*GIVEN DATA:*
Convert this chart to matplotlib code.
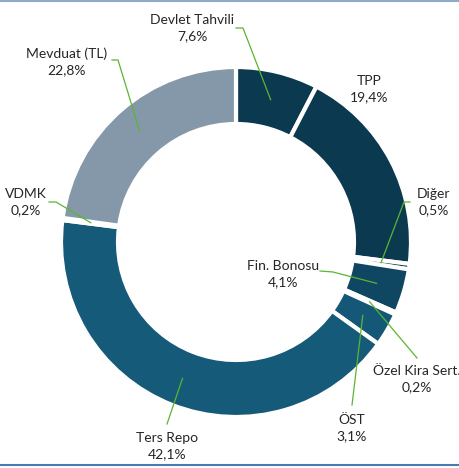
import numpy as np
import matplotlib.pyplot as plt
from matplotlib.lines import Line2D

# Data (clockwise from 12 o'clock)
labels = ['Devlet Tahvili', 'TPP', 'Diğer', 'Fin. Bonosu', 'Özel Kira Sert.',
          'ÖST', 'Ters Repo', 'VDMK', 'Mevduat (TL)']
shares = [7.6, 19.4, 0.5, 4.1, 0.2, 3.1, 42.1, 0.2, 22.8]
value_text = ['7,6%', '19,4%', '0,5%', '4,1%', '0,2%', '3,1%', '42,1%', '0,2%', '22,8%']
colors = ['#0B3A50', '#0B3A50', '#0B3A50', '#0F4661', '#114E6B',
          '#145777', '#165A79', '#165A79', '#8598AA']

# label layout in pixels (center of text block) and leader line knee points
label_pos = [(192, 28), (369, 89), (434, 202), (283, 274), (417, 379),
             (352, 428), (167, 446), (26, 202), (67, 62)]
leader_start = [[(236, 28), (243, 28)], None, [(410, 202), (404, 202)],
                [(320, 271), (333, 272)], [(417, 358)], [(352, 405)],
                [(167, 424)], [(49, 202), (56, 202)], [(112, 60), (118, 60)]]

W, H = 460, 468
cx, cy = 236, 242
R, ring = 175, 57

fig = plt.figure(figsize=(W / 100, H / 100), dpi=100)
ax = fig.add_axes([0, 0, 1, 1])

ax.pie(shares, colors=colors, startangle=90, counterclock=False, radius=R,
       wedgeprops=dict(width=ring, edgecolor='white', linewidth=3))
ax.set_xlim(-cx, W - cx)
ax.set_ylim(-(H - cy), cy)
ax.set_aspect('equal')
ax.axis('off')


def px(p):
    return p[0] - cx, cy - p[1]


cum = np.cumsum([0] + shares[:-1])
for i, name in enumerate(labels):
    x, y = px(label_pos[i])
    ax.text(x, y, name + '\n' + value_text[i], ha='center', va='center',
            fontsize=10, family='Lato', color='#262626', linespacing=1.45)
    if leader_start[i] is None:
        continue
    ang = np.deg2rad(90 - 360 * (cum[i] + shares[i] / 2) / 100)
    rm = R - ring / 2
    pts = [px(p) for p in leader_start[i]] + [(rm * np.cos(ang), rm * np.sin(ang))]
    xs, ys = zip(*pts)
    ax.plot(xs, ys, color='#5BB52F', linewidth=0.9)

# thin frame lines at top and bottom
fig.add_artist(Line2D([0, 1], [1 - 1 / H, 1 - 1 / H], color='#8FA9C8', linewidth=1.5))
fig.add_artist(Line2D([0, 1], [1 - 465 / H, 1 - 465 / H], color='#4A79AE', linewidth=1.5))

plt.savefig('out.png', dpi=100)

*TASK REQUIREMENTS:* Starting at the first line of the material, output exactly the lines up to and including the one with "from matplotlib.lines import Line2D". Do not include the pictures.

*WRITTEN SOLUTION:*
Convert this chart to matplotlib code.
import numpy as np
import matplotlib.pyplot as plt
from matplotlib.lines import Line2D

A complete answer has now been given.